Originally posted by Snicks
View Post
That being said... I'm so sick of hearing that we "can't afford" free school. They just upped the military budget by $130 billion this year, ONTOP of what we had secured already. On all accounts, I hear the annual cost to enable tuition free school is in the neighborhood of $50-60 billion per year. So we clearly can, we just want people to pay for it directly instead of through tax/selling gov't bonds.
I think there is a very strong argument, that the $60 billion annual price tag, would likely yield america as a Whole, with higher productivity & stronger capital resources (more formally schooled americans to support solving our issues). But you won't hear that argument by the administration, as it's not profitable for this quarter.... And it is proactive, instead of reactive (we plan re-actively, so we can continue to optimize currents profits. IMO).
If USA could improve our education infrastructure, and reduce the barrier to entry for more americans (even if only in public university setting) I see almost no downside.... I don't know who specifically benefits from these institutions being soo massive & high profit earning, other than the Elite administrators, and the massive armies of jobs from "student aid, financial aid, grant writing, etc.... " creating bloat to find and move money around to secure as many federally backed loans as possible.

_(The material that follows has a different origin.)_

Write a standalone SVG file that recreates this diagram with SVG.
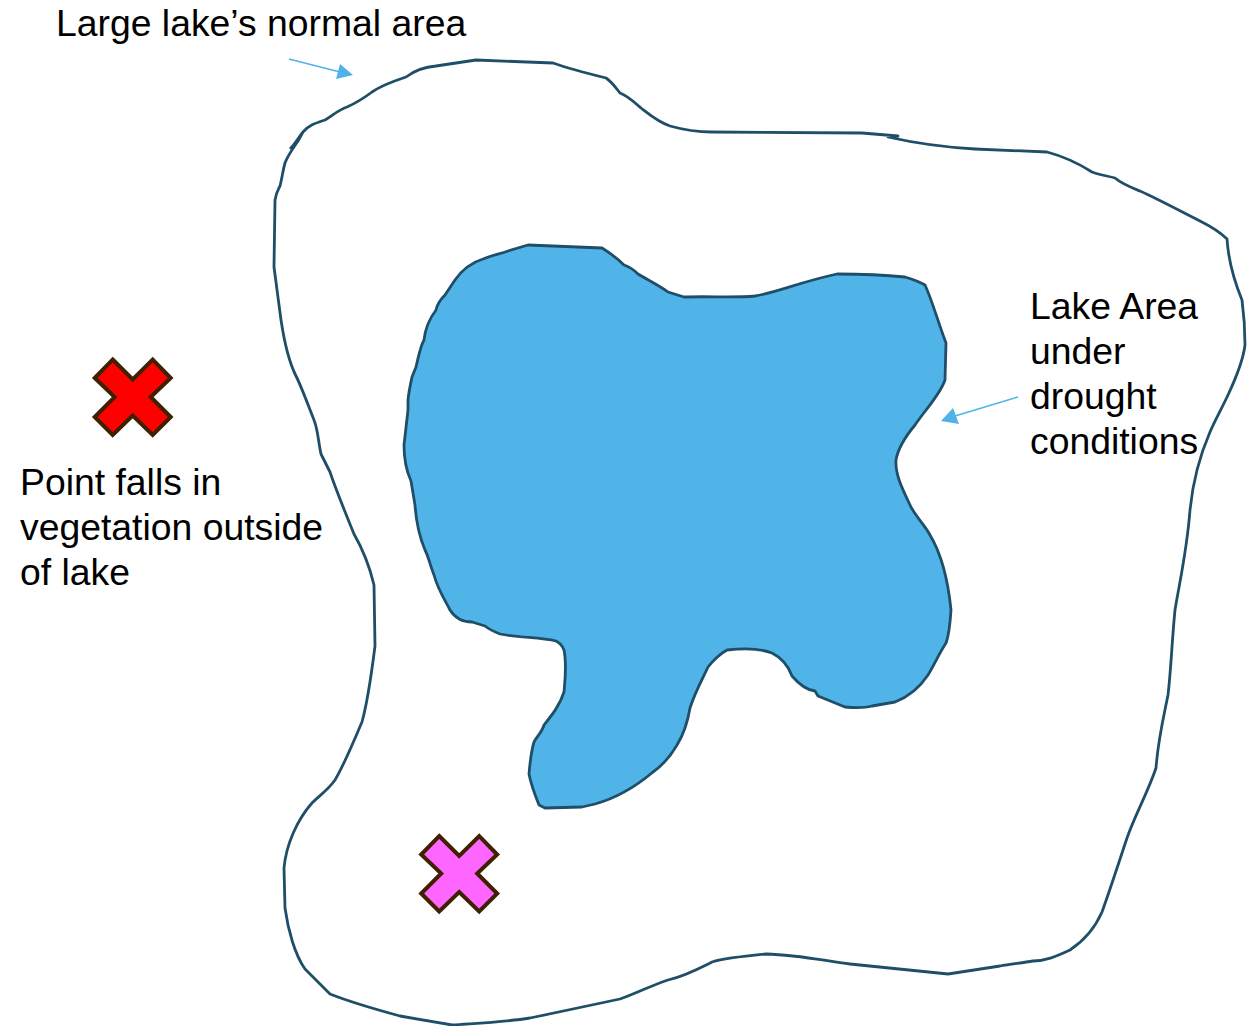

Education as a similar "profiteering stink" that healthcare is Rotten with.... But I think education could be salvaged much more easily, and still retain a successful "for-profit" wing. Either strip ALL federal support for schooling and go total free market, or tax and subsidize public schooling fully.. To run more lean (Cut out financial aid dept's & other admin bloat) so a bunch of administrators don't have to get in-between the educational relationship of the Student <--->Instructor. I think, Just like healthcare, we're doing the worst of both worlds. ANd it seems to only benefit financially motivated stakeholders, and not the students/patients.